#### Set problem
Copy every entry word for word. Skip the pictures.

-- Start Information provided --

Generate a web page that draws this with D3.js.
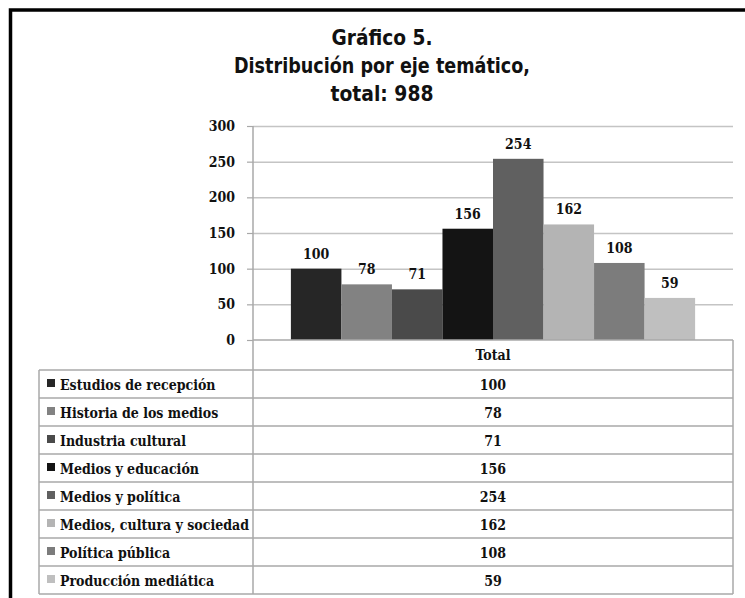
<!DOCTYPE html>
<html>
<head>
<meta charset="utf-8">
<script src="https://cdn.jsdelivr.net/npm/d3@7"></script>
<style>
  body { margin: 0; background: #fff; }
  svg { display: block; }
</style>
</head>
<body>
<div id="chart"></div>
<script>
var categories = ["Estudios de recepción", "Historia de los medios", "Industria cultural",
    "Medios y educación", "Medios y política", "Medios, cultura y sociedad",
    "Política pública", "Producción mediática"];
var values = [100, 78, 71, 156, 254, 162, 108, 59];
var colors = ["#262626", "#828282", "#4a4a4a", "#141414", "#606060", "#b4b4b4", "#7c7c7c", "#bfbfbf"];
var yTicks = [0, 50, 100, 150, 200, 250, 300];
var titleLines = ["Gráfico 5.", "Distribución por eje temático,", "total: 988"];
var seriesName = "Total";

var width = 745, height = 598;
var plot = { left: 253, right: 733, top: 126, bottom: 340 };
var tableLeft = 39, headerH = 30, rowH = 28;
var titleWidths = [101, 296, 103];
var serif = "'DejaVu Serif Condensed', 'DejaVu Serif', serif";
var titleFont = "'DejaVu Sans Condensed', 'DejaVu Sans', sans-serif";

var svg = d3.select("#chart")
    .append("svg")
    .attr("width", width)
    .attr("height", height);

// outer frame (runs off the right and bottom of the picture)
svg.append("rect")
    .attr("x", 10.5)
    .attr("y", 10)
    .attr("width", 780)
    .attr("height", 620)
    .attr("fill", "none")
    .attr("stroke", "#000")
    .attr("stroke-width", 3.5);

svg.append("g")
    .selectAll("text")
    .data(titleLines)
    .enter().append("text")
    .attr("x", 382)
    .attr("y", function (d, i) { return 45 + i * 28; })
    .attr("text-anchor", "middle")
    .attr("textLength", function (d, i) { return titleWidths[i]; })
    .attr("lengthAdjust", "spacingAndGlyphs")
    .style("font-family", titleFont)
    .style("font-stretch", "condensed")
    .style("font-weight", "bold")
    .style("font-size", "21px")
    .attr("fill", "#111")
    .text(function (d) { return d; });

var x = d3.scaleBand()
    .domain(categories)
    .range([plot.left, plot.right])
    .paddingInner(0)
    .paddingOuter(0.75);

var y = d3.scaleLinear()
    .domain([0, 300])
    .range([plot.bottom, plot.top]);

// gridlines
svg.append("g")
    .attr("transform", "translate(" + plot.left + ",0)")
    .call(d3.axisLeft(y).tickValues(yTicks.slice(1)).tickSize(-(plot.right - plot.left)).tickFormat(""))
    .call(function (g) { g.select(".domain").remove(); })
    .selectAll("line")
    .attr("stroke", "#c4c4c4")
    .attr("stroke-width", 1.5);

// y axis
var yAxis = svg.append("g")
    .attr("transform", "translate(" + plot.left + ",0)")
    .call(d3.axisLeft(y).tickValues(yTicks).tickSize(6).tickPadding(12));
yAxis.select(".domain").remove();
yAxis.selectAll("line").attr("stroke", "#a8a8a8").attr("stroke-width", 1.2);
yAxis.selectAll("text")
    .style("font-family", serif)
    .style("font-stretch", "condensed")
    .style("font-weight", "bold")
    .style("font-size", "14px")
    .attr("fill", "#111");

// bars
svg.append("g")
    .selectAll("rect")
    .data(values)
    .enter().append("rect")
    .attr("x", function (d, i) { return x(categories[i]); })
    .attr("y", function (d) { return y(d); })
    .attr("width", x.bandwidth())
    .attr("height", function (d) { return y(0) - y(d); })
    .attr("fill", function (d, i) { return colors[i]; });

// value labels
svg.append("g")
    .selectAll("text")
    .data(values)
    .enter().append("text")
    .attr("x", function (d, i) { return x(categories[i]) + x.bandwidth() / 2; })
    .attr("y", function (d) { return y(d) - 10; })
    .attr("text-anchor", "middle")
    .style("font-family", serif)
    .style("font-stretch", "condensed")
    .style("font-weight", "bold")
    .style("font-size", "14px")
    .attr("fill", "#111")
    .text(function (d) { return d; });

// data table
var table = svg.append("g");
var tableBottom = plot.bottom + headerH + rowH * categories.length;
var lineColor = "#a8a8a8";

// axis line continued as column divider
table.append("line")
    .attr("x1", plot.left).attr("x2", plot.left)
    .attr("y1", plot.top).attr("y2", tableBottom)
    .attr("stroke", lineColor).attr("stroke-width", 1.5);

// header row
table.append("line")
    .attr("x1", plot.left).attr("x2", plot.right)
    .attr("y1", plot.bottom).attr("y2", plot.bottom)
    .attr("stroke", lineColor).attr("stroke-width", 1.5);
table.append("text")
    .attr("x", (plot.left + plot.right) / 2)
    .attr("y", plot.bottom + 20)
    .attr("text-anchor", "middle")
    .style("font-family", serif)
    .style("font-stretch", "condensed")
    .style("font-weight", "bold")
    .style("font-size", "14px")
    .attr("fill", "#111")
    .text(seriesName);

var rowTop = function (i) { return plot.bottom + headerH + i * rowH; };

table.selectAll(".hline")
    .data(d3.range(categories.length + 1))
    .enter().append("line")
    .attr("x1", tableLeft).attr("x2", plot.right)
    .attr("y1", function (i) { return rowTop(i); })
    .attr("y2", function (i) { return rowTop(i); })
    .attr("stroke", lineColor).attr("stroke-width", 1.5);

table.append("line")
    .attr("x1", tableLeft).attr("x2", tableLeft)
    .attr("y1", rowTop(0)).attr("y2", tableBottom)
    .attr("stroke", lineColor).attr("stroke-width", 1.5);
table.append("line")
    .attr("x1", plot.right).attr("x2", plot.right)
    .attr("y1", plot.bottom).attr("y2", tableBottom)
    .attr("stroke", lineColor).attr("stroke-width", 1.5);

var rows = table.selectAll(".row")
    .data(categories)
    .enter().append("g")
    .attr("transform", function (d, i) { return "translate(0," + rowTop(i) + ")"; });

rows.append("rect")
    .attr("x", 47)
    .attr("y", rowH / 2 - 5)
    .attr("width", 8)
    .attr("height", 8)
    .attr("fill", function (d, i) { return colors[i]; });

rows.append("text")
    .attr("x", 60)
    .attr("y", rowH / 2 + 6)
    .style("font-family", serif)
    .style("font-stretch", "condensed")
    .style("font-weight", "bold")
    .style("font-size", "14px")
    .attr("fill", "#111")
    .text(function (d) { return d; });

rows.append("text")
    .attr("x", (plot.left + plot.right) / 2)
    .attr("y", rowH / 2 + 6)
    .attr("text-anchor", "middle")
    .style("font-family", serif)
    .style("font-stretch", "condensed")
    .style("font-weight", "bold")
    .style("font-size", "14px")
    .attr("fill", "#111")
    .text(function (d, i) { return values[i]; });
</script>
</body>
</html>
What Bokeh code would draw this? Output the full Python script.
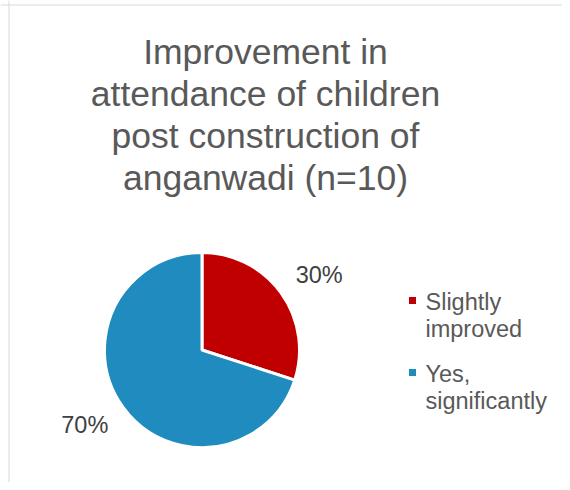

-- End Information provided --

#### Answer in full
Generate a web page that draws this with D3.js.
<!DOCTYPE html>
<html>
<head>
<meta charset="utf-8">
<script src="https://cdn.jsdelivr.net/npm/d3@7"></script>
<style>
  body { margin: 0; background: #fff; }
  svg { display: block; }
</style>
</head>
<body>
<div id="chart"></div>
<script>
var categories = ["Estudios de recepción", "Historia de los medios", "Industria cultural",
    "Medios y educación", "Medios y política", "Medios, cultura y sociedad",
    "Política pública", "Producción mediática"];
var values = [100, 78, 71, 156, 254, 162, 108, 59];
var colors = ["#262626", "#828282", "#4a4a4a", "#141414", "#606060", "#b4b4b4", "#7c7c7c", "#bfbfbf"];
var yTicks = [0, 50, 100, 150, 200, 250, 300];
var titleLines = ["Gráfico 5.", "Distribución por eje temático,", "total: 988"];
var seriesName = "Total";

var width = 745, height = 598;
var plot = { left: 253, right: 733, top: 126, bottom: 340 };
var tableLeft = 39, headerH = 30, rowH = 28;
var titleWidths = [101, 296, 103];
var serif = "'DejaVu Serif Condensed', 'DejaVu Serif', serif";
var titleFont = "'DejaVu Sans Condensed', 'DejaVu Sans', sans-serif";

var svg = d3.select("#chart")
    .append("svg")
    .attr("width", width)
    .attr("height", height);

// outer frame (runs off the right and bottom of the picture)
svg.append("rect")
    .attr("x", 10.5)
    .attr("y", 10)
    .attr("width", 780)
    .attr("height", 620)
    .attr("fill", "none")
    .attr("stroke", "#000")
    .attr("stroke-width", 3.5);

svg.append("g")
    .selectAll("text")
    .data(titleLines)
    .enter().append("text")
    .attr("x", 382)
    .attr("y", function (d, i) { return 45 + i * 28; })
    .attr("text-anchor", "middle")
    .attr("textLength", function (d, i) { return titleWidths[i]; })
    .attr("lengthAdjust", "spacingAndGlyphs")
    .style("font-family", titleFont)
    .style("font-stretch", "condensed")
    .style("font-weight", "bold")
    .style("font-size", "21px")
    .attr("fill", "#111")
    .text(function (d) { return d; });

var x = d3.scaleBand()
    .domain(categories)
    .range([plot.left, plot.right])
    .paddingInner(0)
    .paddingOuter(0.75);

var y = d3.scaleLinear()
    .domain([0, 300])
    .range([plot.bottom, plot.top]);

// gridlines
svg.append("g")
    .attr("transform", "translate(" + plot.left + ",0)")
    .call(d3.axisLeft(y).tickValues(yTicks.slice(1)).tickSize(-(plot.right - plot.left)).tickFormat(""))
    .call(function (g) { g.select(".domain").remove(); })
    .selectAll("line")
    .attr("stroke", "#c4c4c4")
    .attr("stroke-width", 1.5);

// y axis
var yAxis = svg.append("g")
    .attr("transform", "translate(" + plot.left + ",0)")
    .call(d3.axisLeft(y).tickValues(yTicks).tickSize(6).tickPadding(12));
yAxis.select(".domain").remove();
yAxis.selectAll("line").attr("stroke", "#a8a8a8").attr("stroke-width", 1.2);
yAxis.selectAll("text")
    .style("font-family", serif)
    .style("font-stretch", "condensed")
    .style("font-weight", "bold")
    .style("font-size", "14px")
    .attr("fill", "#111");

// bars
svg.append("g")
    .selectAll("rect")
    .data(values)
    .enter().append("rect")
    .attr("x", function (d, i) { return x(categories[i]); })
    .attr("y", function (d) { return y(d); })
    .attr("width", x.bandwidth())
    .attr("height", function (d) { return y(0) - y(d); })
    .attr("fill", function (d, i) { return colors[i]; });

// value labels
svg.append("g")
    .selectAll("text")
    .data(values)
    .enter().append("text")
    .attr("x", function (d, i) { return x(categories[i]) + x.bandwidth() / 2; })
    .attr("y", function (d) { return y(d) - 10; })
    .attr("text-anchor", "middle")
    .style("font-family", serif)
    .style("font-stretch", "condensed")
    .style("font-weight", "bold")
    .style("font-size", "14px")
    .attr("fill", "#111")
    .text(function (d) { return d; });

// data table
var table = svg.append("g");
var tableBottom = plot.bottom + headerH + rowH * categories.length;
var lineColor = "#a8a8a8";

// axis line continued as column divider
table.append("line")
    .attr("x1", plot.left).attr("x2", plot.left)
    .attr("y1", plot.top).attr("y2", tableBottom)
    .attr("stroke", lineColor).attr("stroke-width", 1.5);

// header row
table.append("line")
    .attr("x1", plot.left).attr("x2", plot.right)
    .attr("y1", plot.bottom).attr("y2", plot.bottom)
    .attr("stroke", lineColor).attr("stroke-width", 1.5);
table.append("text")
    .attr("x", (plot.left + plot.right) / 2)
    .attr("y", plot.bottom + 20)
    .attr("text-anchor", "middle")
    .style("font-family", serif)
    .style("font-stretch", "condensed")
    .style("font-weight", "bold")
    .style("font-size", "14px")
    .attr("fill", "#111")
    .text(seriesName);

var rowTop = function (i) { return plot.bottom + headerH + i * rowH; };

table.selectAll(".hline")
    .data(d3.range(categories.length + 1))
    .enter().append("line")
    .attr("x1", tableLeft).attr("x2", plot.right)
    .attr("y1", function (i) { return rowTop(i); })
    .attr("y2", function (i) { return rowTop(i); })
    .attr("stroke", lineColor).attr("stroke-width", 1.5);

table.append("line")
    .attr("x1", tableLeft).attr("x2", tableLeft)
    .attr("y1", rowTop(0)).attr("y2", tableBottom)
    .attr("stroke", lineColor).attr("stroke-width", 1.5);
table.append("line")
    .attr("x1", plot.right).attr("x2", plot.right)
    .attr("y1", plot.bottom).attr("y2", tableBottom)
    .attr("stroke", lineColor).attr("stroke-width", 1.5);

var rows = table.selectAll(".row")
    .data(categories)
    .enter().append("g")
    .attr("transform", function (d, i) { return "translate(0," + rowTop(i) + ")"; });

rows.append("rect")
    .attr("x", 47)
    .attr("y", rowH / 2 - 5)
    .attr("width", 8)
    .attr("height", 8)
    .attr("fill", function (d, i) { return colors[i]; });

rows.append("text")
    .attr("x", 60)
    .attr("y", rowH / 2 + 6)
    .style("font-family", serif)
    .style("font-stretch", "condensed")
    .style("font-weight", "bold")
    .style("font-size", "14px")
    .attr("fill", "#111")
    .text(function (d) { return d; });

rows.append("text")
    .attr("x", (plot.left + plot.right) / 2)
    .attr("y", rowH / 2 + 6)
    .attr("text-anchor", "middle")
    .style("font-family", serif)
    .style("font-stretch", "condensed")
    .style("font-weight", "bold")
    .style("font-size", "14px")
    .attr("fill", "#111")
    .text(function (d, i) { return values[i]; });
</script>
</body>
</html>
What Bokeh code would draw this? Output the full Python script.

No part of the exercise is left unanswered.